With an emerging need for high-quality aged-care services, and the professionals to deliver them, there is an opportunity for higher education providers to step in and upskill Australia’s registered aged-care workforce.
Professor Jane Phillips, Head of School of Nursing at QUT, explained that aged care is not simply a niche area, but encompasses almost all aspects of adult health care.
“Older Australians often have chronic and complex conditions that need to be factored in when considering what care and supports are needed,” she said.
“Those working with older Australians need particular skills that enable them to deal with the complex needs of older patients, as well as manage the needs of their family or friends. For example, an older patient may present to the emergency department with acute confusion and agitation, so an empathetic approach is needed to comprehensively assess the situation, arrive at a diagnosis and agree on a management plan, and reassure the distressed patient and their kin.
“We need an aged-care workforce that can advocate for older Australians — who can understand where that person is coming from and intervene early, providing management and support to treat all reversible causes and to prevent that person from unnecessary deconditioning.”
As Australia’s population ages, more people will be wanting to remain in their homes for as long as possible; as such, boosting home-based care services should be factored in when considering the aged-care workforce of the future.
Professor Phillips explained that the best care for older Australians meets their needs and preferences, and allows them to receive care so that they can return to their lives and have the highest quality of life possible.
“The biggest change we can make to the aged-care sector is to bring in more Registered Nurses. Increasing Registered Nurses and making sure they have the skills, knowledge and attributes needed to care for older Australians will have a significant positive impact on aged-care outcomes and the wellbeing of older people and their families.
“Our aged-care workforce needs to have an in-depth understanding of the ageing process, the complexity of managing underlying comorbidities, the effects of cognitive impairment and mobility problems, as well as what higher-functioning older people might need to allow them to live happy and fulfilling lives.
“It is very important that aged-care professionals try to understand what might be happening and not add to the older person’s or their family’s distress. That understanding can determine how best to support the person and ensure that they do not come to harm. Understanding a person’s cognitive status under normal circumstances can help in this situation. For example, perhaps someone is being unusually aggressive because they have a urinary tract infection, so — rather than call a security guard, which may add to that person’s distress — we need to promptly identify the underlying cause, implement treatment and comfort the person, and reassure their family that the aggression ought to pass, once the underlying infection is managed.”
QUT Online has launched the Master of Gerontology, a fully online qualification developed in conjunction with Metro North Hospital and Health Service, to allow healthcare professionals to specialise and be more competitive in securing higher-level positions within the aged-care sector.

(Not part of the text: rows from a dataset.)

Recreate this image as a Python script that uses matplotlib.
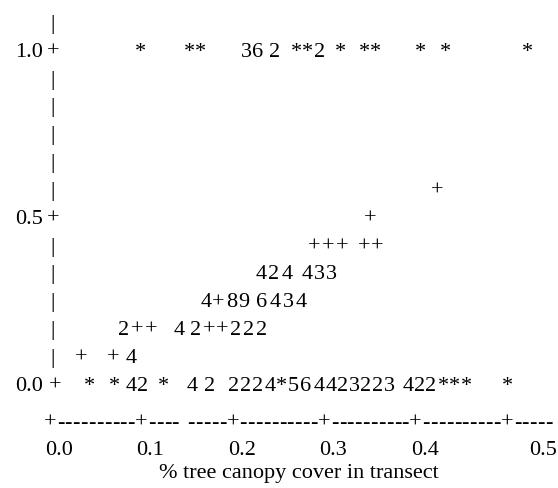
import matplotlib.pyplot as plt

plt.rcParams['font.family'] = ['Liberation Serif', 'DejaVu Serif']

# linhas do grafico de impressora: nivel y, x de cada simbolo, simbolos
linha_y = [1.0, 7/12, 6/12, 5/12, 4/12, 3/12, 2/12, 1/12, 0.0]
linha_x = [
    [0.0985, 0.1525, 0.1648, 0.2150, 0.2276, 0.2462, 0.2695, 0.2818, 0.2954,
     0.3173, 0.3440, 0.3563, 0.4048, 0.4322, 0.5219],
    [0.4240],
    [0.350],
    [0.2888, 0.3042, 0.3195, 0.3435, 0.3578],
    [0.2309, 0.2451, 0.2593, 0.2812, 0.2943, 0.3074],
    [0.1707, 0.1838, 0.1991, 0.2123, 0.2319, 0.2462, 0.2604, 0.2746],
    [0.0810, 0.0952, 0.1105, 0.1411, 0.1597, 0.1740, 0.1882, 0.2035, 0.2177, 0.2319],
    [0.0339, 0.0689, 0.0886],
    [0.0430, 0.0710, 0.0890, 0.1015, 0.1236, 0.1554, 0.1751, 0.2013, 0.2144,
     0.2276, 0.2407, 0.2535, 0.2665, 0.2795, 0.2950, 0.3077, 0.3204, 0.3331,
     0.3458, 0.3585, 0.3712, 0.3917, 0.4040, 0.4163, 0.4300, 0.4430, 0.4562,
     0.5000],
]
linha_s = [
    "***362**2******",
    "+",
    "+",
    "+++++",
    "424433",
    "4+896434",
    "2++42++222",
    "++4",
    "**42*42" "2224*56" "4423223" "422" "****",
]

yticks = [0.0, 0.5, 1.0]
xticks = [0.0, 0.1, 0.2, 0.3, 0.4, 0.5]
xlabel = "% tree canopy cover in transect"

fs = 16
fig = plt.figure(figsize=(5.58, 4.88), dpi=100)
ax = fig.add_axes([0, 0, 1, 1])
ax.set_xlim(-50/914, 508/914)
ax.set_ylim(-105/334, 383/334)
ax.axis('off')

desce = 0.023  # baseline abaixo do centro da linha

# pontos
for y, xs, ss in zip(linha_y, linha_x, linha_s):
    for x, s in zip(xs, ss):
        ax.text(x, y - desce, s, ha='center', va='baseline', fontsize=fs)

# eixo y feito de caracteres
for k in range(1, 14):
    y = k / 12
    marca = '+' if k == 6 or k == 12 else '|'
    ax.text(0.003, y - desce, marca, ha='center', va='baseline', fontsize=fs)
ax.text(0.006, 0 - desce, '+', ha='center', va='baseline', fontsize=fs)
for t in yticks:
    ax.text(-0.008, t - desce, '%.1f' % t, ha='right', va='baseline', fontsize=fs)

# eixo x
yeixo = -0.111
passo = (0.1 - 0.0226) / 9
for i, t in enumerate(xticks):
    ax.text(t, yeixo - desce, '+', ha='center', va='baseline', fontsize=fs)
    ndash = 10 if i < len(xticks) - 1 else 5
    for j in range(ndash):
        if i == 1 and j == 4:
            continue  # falha na impressao
        ax.text(t + 0.0113 + j * passo, yeixo - desce, '-', ha='center',
                va='baseline', fontsize=fs)
    dx = 0.01 if i < len(xticks) - 1 else 0.04
    ax.text(t + dx, -0.192 - desce, '%.1f' % t, ha='center',
            va='baseline', fontsize=fs)

ax.text(0.272, -0.262 - desce, xlabel, ha='center', va='baseline', fontsize=fs)

fig.savefig('out.png', dpi=100)
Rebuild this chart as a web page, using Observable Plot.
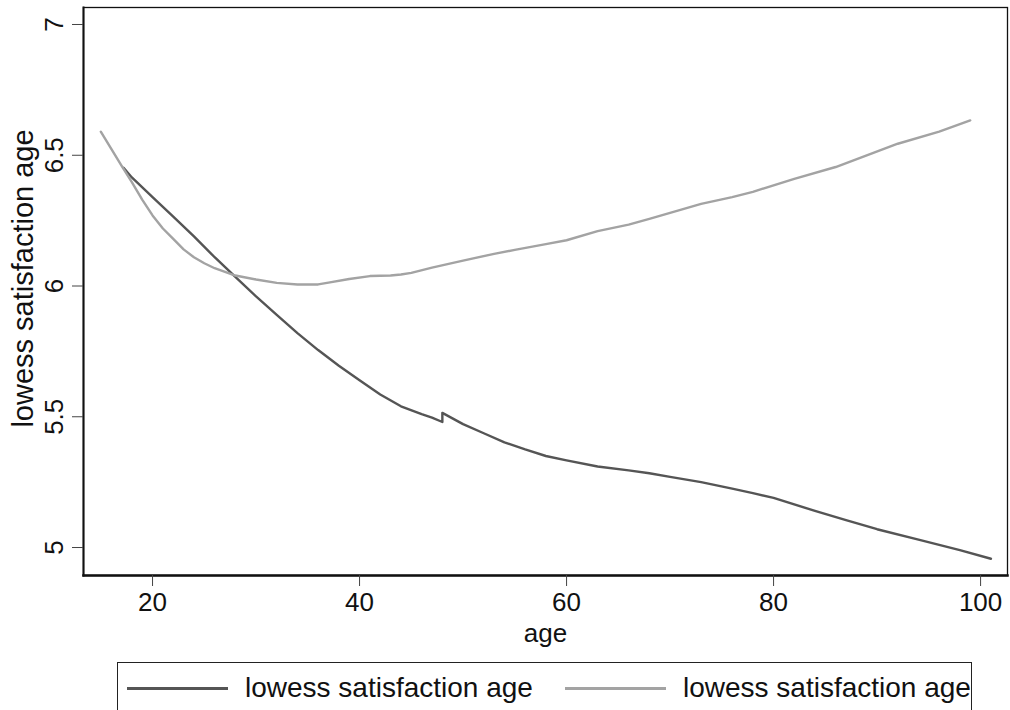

The course builds the fundamental skills needed by healthcare and aged-care professionals while challenging students to extend their leadership ability to ensure health and aged-care services continue to evolve to meet changing community needs.
The course aims to provide in-depth knowledge about how to provide holistic care to older Australians — it will challenge registered healthcare professionals to think differently about this cohort, while also supporting them along the way to build their gerontology capabilities.